Show me vulnerabilities reachable from the internet that touch services with privileged identities.
Show me dependencies used by twenty production systems where exploit code exists.
Show me assets whose compromise creates a path to deployment pipelines.
Show me identity routes from a developer laptop to production secrets.
Show me systems with rising MTTR and unclear ownership.
Show me where a small trigger can produce a large cascade.
That is the real work: finding the avalanche paths.
The companies that understand this will still patch vulnerabilities. But patching will not be the center of the worldview. The center will be topology, exploitability, concentration, and resilience.
They will ask fewer questions like:
How many vulnerabilities do we have?
And more questions like:
Which vulnerabilities could become avalanches?

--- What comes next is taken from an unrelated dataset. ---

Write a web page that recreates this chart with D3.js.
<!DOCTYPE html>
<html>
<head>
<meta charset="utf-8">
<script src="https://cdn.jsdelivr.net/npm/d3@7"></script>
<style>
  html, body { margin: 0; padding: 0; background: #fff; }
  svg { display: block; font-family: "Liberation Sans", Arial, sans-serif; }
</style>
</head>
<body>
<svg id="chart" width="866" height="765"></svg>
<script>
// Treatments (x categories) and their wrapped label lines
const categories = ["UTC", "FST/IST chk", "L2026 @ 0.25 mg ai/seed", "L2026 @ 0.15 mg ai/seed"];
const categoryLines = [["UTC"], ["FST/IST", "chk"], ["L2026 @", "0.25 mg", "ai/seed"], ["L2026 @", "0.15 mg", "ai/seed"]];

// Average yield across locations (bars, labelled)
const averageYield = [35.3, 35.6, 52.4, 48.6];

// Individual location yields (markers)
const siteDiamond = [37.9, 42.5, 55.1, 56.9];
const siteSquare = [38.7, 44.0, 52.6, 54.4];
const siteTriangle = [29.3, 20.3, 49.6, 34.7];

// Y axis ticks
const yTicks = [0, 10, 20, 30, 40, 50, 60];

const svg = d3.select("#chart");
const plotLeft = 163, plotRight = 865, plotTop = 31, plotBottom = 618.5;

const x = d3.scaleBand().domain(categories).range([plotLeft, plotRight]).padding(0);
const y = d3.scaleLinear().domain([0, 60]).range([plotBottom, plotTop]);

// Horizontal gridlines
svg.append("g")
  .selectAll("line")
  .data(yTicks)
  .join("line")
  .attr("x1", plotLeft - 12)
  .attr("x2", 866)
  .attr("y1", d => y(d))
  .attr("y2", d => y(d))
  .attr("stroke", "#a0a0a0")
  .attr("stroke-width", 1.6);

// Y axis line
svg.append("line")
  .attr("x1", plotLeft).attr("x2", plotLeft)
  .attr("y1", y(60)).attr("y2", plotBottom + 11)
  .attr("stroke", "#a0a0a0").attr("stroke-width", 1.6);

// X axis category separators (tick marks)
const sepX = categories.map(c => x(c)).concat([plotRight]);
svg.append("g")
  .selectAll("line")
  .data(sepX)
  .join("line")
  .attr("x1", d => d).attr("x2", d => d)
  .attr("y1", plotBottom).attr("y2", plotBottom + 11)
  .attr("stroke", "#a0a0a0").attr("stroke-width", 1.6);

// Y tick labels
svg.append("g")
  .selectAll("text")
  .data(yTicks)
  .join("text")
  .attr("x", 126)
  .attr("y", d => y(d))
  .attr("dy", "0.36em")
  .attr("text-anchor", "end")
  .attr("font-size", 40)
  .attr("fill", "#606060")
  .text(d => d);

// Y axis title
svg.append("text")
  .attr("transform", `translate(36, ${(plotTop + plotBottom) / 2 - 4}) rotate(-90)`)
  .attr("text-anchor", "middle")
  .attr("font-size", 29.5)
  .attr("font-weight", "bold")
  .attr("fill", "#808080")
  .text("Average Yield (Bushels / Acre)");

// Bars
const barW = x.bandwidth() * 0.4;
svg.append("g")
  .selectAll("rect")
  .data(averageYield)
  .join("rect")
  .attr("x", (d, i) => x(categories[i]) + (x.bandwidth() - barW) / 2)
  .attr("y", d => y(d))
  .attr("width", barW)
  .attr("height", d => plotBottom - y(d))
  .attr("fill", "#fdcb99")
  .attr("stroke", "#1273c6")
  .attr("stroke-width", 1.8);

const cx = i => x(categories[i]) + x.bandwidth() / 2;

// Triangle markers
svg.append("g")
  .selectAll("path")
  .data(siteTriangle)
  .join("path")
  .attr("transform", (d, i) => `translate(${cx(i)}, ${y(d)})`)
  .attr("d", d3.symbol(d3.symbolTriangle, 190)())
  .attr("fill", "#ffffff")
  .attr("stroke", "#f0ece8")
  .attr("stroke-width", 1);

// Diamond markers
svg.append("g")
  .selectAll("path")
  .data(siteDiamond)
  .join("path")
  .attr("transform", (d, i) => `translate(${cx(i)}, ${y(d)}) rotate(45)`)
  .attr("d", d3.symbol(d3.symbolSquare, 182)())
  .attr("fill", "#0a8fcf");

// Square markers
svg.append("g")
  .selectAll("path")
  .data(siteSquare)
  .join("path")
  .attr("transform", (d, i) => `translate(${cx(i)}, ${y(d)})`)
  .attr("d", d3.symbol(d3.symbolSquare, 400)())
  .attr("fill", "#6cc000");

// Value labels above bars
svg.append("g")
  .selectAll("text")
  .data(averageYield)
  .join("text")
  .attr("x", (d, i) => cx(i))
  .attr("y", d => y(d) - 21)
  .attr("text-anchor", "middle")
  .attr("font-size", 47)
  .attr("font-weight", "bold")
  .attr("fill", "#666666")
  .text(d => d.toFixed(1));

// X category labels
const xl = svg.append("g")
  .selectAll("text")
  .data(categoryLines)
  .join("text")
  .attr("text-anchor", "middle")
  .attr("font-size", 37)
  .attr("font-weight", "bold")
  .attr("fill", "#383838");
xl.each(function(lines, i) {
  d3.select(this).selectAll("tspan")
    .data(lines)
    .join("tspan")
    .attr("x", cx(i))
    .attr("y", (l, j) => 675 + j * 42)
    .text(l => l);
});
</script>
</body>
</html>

That one change may be the difference between a security program that looks good and a security program that works.
Because the attacker does not care about your average risk.
The attacker cares about the steepest part of the pile.
References
- Bak, Per. “How Nature Works: The Science of Self-Organized Criticality.” Springer (1996).
- EPSS (Exploit Prediction Scoring System) — https://www.first.org/epss/
- CVSS (Common Vulnerability Scoring System) — https://www.first.org/cvss/
- Newman, M.E.J. “Networks: An Introduction.” Oxford University Press (2010).